→ Exercise aim
Set down every entry word for word. Omit the pictures.

## START Information given

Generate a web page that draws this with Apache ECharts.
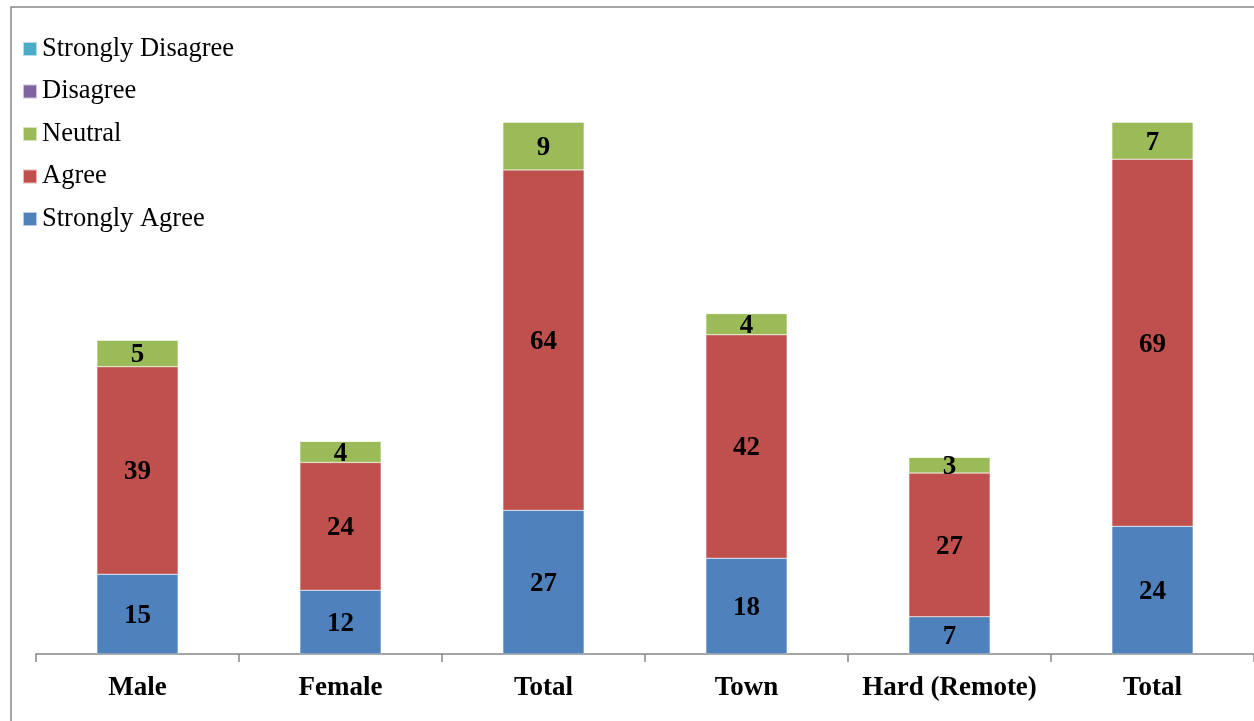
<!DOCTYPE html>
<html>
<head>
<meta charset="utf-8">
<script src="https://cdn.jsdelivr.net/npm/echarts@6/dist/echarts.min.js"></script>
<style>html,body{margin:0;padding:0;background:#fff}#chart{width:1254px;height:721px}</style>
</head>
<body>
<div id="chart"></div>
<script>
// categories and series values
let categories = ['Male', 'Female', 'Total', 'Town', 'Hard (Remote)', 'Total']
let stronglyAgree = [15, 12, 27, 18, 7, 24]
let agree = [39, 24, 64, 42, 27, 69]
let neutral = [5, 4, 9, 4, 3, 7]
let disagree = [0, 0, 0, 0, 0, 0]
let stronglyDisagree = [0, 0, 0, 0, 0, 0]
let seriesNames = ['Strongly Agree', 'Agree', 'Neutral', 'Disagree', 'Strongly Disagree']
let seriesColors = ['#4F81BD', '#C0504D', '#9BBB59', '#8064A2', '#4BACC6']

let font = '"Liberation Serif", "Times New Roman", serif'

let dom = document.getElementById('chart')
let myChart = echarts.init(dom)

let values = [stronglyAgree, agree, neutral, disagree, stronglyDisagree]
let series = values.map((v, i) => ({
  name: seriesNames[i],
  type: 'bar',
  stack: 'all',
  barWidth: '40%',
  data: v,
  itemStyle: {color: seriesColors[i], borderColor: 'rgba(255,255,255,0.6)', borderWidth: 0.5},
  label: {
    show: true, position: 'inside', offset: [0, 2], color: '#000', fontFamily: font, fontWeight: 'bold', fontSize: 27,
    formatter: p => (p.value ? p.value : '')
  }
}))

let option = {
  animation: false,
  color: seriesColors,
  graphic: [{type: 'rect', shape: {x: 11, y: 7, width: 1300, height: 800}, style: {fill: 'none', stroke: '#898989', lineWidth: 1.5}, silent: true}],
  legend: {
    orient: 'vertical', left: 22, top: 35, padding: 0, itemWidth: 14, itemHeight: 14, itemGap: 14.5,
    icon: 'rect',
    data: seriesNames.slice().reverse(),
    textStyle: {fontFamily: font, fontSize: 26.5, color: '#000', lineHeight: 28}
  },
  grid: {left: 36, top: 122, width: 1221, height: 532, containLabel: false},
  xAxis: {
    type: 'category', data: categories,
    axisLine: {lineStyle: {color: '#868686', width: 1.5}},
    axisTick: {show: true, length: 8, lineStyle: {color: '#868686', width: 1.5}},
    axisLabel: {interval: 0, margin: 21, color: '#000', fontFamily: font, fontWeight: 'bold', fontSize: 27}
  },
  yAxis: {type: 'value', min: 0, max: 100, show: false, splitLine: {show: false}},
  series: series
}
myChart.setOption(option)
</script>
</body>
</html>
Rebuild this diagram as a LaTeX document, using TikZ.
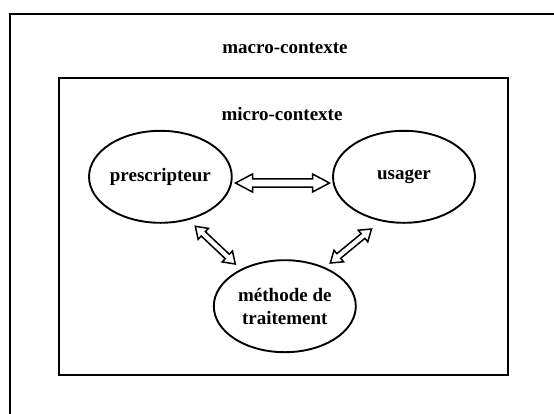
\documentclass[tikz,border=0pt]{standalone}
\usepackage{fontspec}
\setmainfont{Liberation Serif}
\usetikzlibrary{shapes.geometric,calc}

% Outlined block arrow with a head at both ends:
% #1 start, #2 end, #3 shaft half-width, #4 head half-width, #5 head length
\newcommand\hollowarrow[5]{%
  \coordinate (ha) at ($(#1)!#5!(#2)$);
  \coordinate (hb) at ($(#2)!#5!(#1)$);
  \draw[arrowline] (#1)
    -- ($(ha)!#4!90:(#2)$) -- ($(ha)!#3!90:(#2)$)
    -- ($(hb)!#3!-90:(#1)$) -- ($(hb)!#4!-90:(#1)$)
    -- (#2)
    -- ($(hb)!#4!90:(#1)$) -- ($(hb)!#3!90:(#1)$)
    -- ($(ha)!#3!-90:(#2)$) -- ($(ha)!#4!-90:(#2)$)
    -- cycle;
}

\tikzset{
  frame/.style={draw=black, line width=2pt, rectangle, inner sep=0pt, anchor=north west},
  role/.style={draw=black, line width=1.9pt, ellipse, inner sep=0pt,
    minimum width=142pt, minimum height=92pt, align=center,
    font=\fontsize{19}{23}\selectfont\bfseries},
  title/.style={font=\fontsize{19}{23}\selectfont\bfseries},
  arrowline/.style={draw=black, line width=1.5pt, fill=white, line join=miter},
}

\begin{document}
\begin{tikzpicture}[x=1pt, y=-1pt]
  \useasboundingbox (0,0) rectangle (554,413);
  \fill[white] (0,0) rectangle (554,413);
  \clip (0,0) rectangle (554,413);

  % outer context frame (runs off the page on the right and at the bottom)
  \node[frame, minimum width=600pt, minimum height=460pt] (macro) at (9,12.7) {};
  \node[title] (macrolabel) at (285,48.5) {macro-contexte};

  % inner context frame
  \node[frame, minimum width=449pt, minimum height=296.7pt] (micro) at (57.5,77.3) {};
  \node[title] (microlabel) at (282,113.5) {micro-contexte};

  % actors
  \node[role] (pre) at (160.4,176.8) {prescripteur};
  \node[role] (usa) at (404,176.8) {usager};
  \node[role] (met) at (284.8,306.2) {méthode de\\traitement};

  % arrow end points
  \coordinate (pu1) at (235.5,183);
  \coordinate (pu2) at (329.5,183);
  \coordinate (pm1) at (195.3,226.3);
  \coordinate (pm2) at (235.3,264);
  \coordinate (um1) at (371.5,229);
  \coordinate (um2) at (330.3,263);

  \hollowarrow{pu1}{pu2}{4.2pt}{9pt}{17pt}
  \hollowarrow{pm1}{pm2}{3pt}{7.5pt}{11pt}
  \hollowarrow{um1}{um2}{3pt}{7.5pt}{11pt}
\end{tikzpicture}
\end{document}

## END Information given

→ The answer
Generate a web page that draws this with Apache ECharts.
<!DOCTYPE html>
<html>
<head>
<meta charset="utf-8">
<script src="https://cdn.jsdelivr.net/npm/echarts@6/dist/echarts.min.js"></script>
<style>html,body{margin:0;padding:0;background:#fff}#chart{width:1254px;height:721px}</style>
</head>
<body>
<div id="chart"></div>
<script>
// categories and series values
let categories = ['Male', 'Female', 'Total', 'Town', 'Hard (Remote)', 'Total']
let stronglyAgree = [15, 12, 27, 18, 7, 24]
let agree = [39, 24, 64, 42, 27, 69]
let neutral = [5, 4, 9, 4, 3, 7]
let disagree = [0, 0, 0, 0, 0, 0]
let stronglyDisagree = [0, 0, 0, 0, 0, 0]
let seriesNames = ['Strongly Agree', 'Agree', 'Neutral', 'Disagree', 'Strongly Disagree']
let seriesColors = ['#4F81BD', '#C0504D', '#9BBB59', '#8064A2', '#4BACC6']

let font = '"Liberation Serif", "Times New Roman", serif'

let dom = document.getElementById('chart')
let myChart = echarts.init(dom)

let values = [stronglyAgree, agree, neutral, disagree, stronglyDisagree]
let series = values.map((v, i) => ({
  name: seriesNames[i],
  type: 'bar',
  stack: 'all',
  barWidth: '40%',
  data: v,
  itemStyle: {color: seriesColors[i], borderColor: 'rgba(255,255,255,0.6)', borderWidth: 0.5},
  label: {
    show: true, position: 'inside', offset: [0, 2], color: '#000', fontFamily: font, fontWeight: 'bold', fontSize: 27,
    formatter: p => (p.value ? p.value : '')
  }
}))

let option = {
  animation: false,
  color: seriesColors,
  graphic: [{type: 'rect', shape: {x: 11, y: 7, width: 1300, height: 800}, style: {fill: 'none', stroke: '#898989', lineWidth: 1.5}, silent: true}],
  legend: {
    orient: 'vertical', left: 22, top: 35, padding: 0, itemWidth: 14, itemHeight: 14, itemGap: 14.5,
    icon: 'rect',
    data: seriesNames.slice().reverse(),
    textStyle: {fontFamily: font, fontSize: 26.5, color: '#000', lineHeight: 28}
  },
  grid: {left: 36, top: 122, width: 1221, height: 532, containLabel: false},
  xAxis: {
    type: 'category', data: categories,
    axisLine: {lineStyle: {color: '#868686', width: 1.5}},
    axisTick: {show: true, length: 8, lineStyle: {color: '#868686', width: 1.5}},
    axisLabel: {interval: 0, margin: 21, color: '#000', fontFamily: font, fontWeight: 'bold', fontSize: 27}
  },
  yAxis: {type: 'value', min: 0, max: 100, show: false, splitLine: {show: false}},
  series: series
}
myChart.setOption(option)
</script>
</body>
</html>
Rebuild this diagram as a LaTeX document, using TikZ.
\documentclass[tikz,border=0pt]{standalone}
\usepackage{fontspec}
\setmainfont{Liberation Serif}
\usetikzlibrary{shapes.geometric,calc}

% Outlined block arrow with a head at both ends:
% #1 start, #2 end, #3 shaft half-width, #4 head half-width, #5 head length
\newcommand\hollowarrow[5]{%
  \coordinate (ha) at ($(#1)!#5!(#2)$);
  \coordinate (hb) at ($(#2)!#5!(#1)$);
  \draw[arrowline] (#1)
    -- ($(ha)!#4!90:(#2)$) -- ($(ha)!#3!90:(#2)$)
    -- ($(hb)!#3!-90:(#1)$) -- ($(hb)!#4!-90:(#1)$)
    -- (#2)
    -- ($(hb)!#4!90:(#1)$) -- ($(hb)!#3!90:(#1)$)
    -- ($(ha)!#3!-90:(#2)$) -- ($(ha)!#4!-90:(#2)$)
    -- cycle;
}

\tikzset{
  frame/.style={draw=black, line width=2pt, rectangle, inner sep=0pt, anchor=north west},
  role/.style={draw=black, line width=1.9pt, ellipse, inner sep=0pt,
    minimum width=142pt, minimum height=92pt, align=center,
    font=\fontsize{19}{23}\selectfont\bfseries},
  title/.style={font=\fontsize{19}{23}\selectfont\bfseries},
  arrowline/.style={draw=black, line width=1.5pt, fill=white, line join=miter},
}

\begin{document}
\begin{tikzpicture}[x=1pt, y=-1pt]
  \useasboundingbox (0,0) rectangle (554,413);
  \fill[white] (0,0) rectangle (554,413);
  \clip (0,0) rectangle (554,413);

  % outer context frame (runs off the page on the right and at the bottom)
  \node[frame, minimum width=600pt, minimum height=460pt] (macro) at (9,12.7) {};
  \node[title] (macrolabel) at (285,48.5) {macro-contexte};

  % inner context frame
  \node[frame, minimum width=449pt, minimum height=296.7pt] (micro) at (57.5,77.3) {};
  \node[title] (microlabel) at (282,113.5) {micro-contexte};

  % actors
  \node[role] (pre) at (160.4,176.8) {prescripteur};
  \node[role] (usa) at (404,176.8) {usager};
  \node[role] (met) at (284.8,306.2) {méthode de\\traitement};

  % arrow end points
  \coordinate (pu1) at (235.5,183);
  \coordinate (pu2) at (329.5,183);
  \coordinate (pm1) at (195.3,226.3);
  \coordinate (pm2) at (235.3,264);
  \coordinate (um1) at (371.5,229);
  \coordinate (um2) at (330.3,263);

  \hollowarrow{pu1}{pu2}{4.2pt}{9pt}{17pt}
  \hollowarrow{pm1}{pm2}{3pt}{7.5pt}{11pt}
  \hollowarrow{um1}{um2}{3pt}{7.5pt}{11pt}
\end{tikzpicture}
\end{document}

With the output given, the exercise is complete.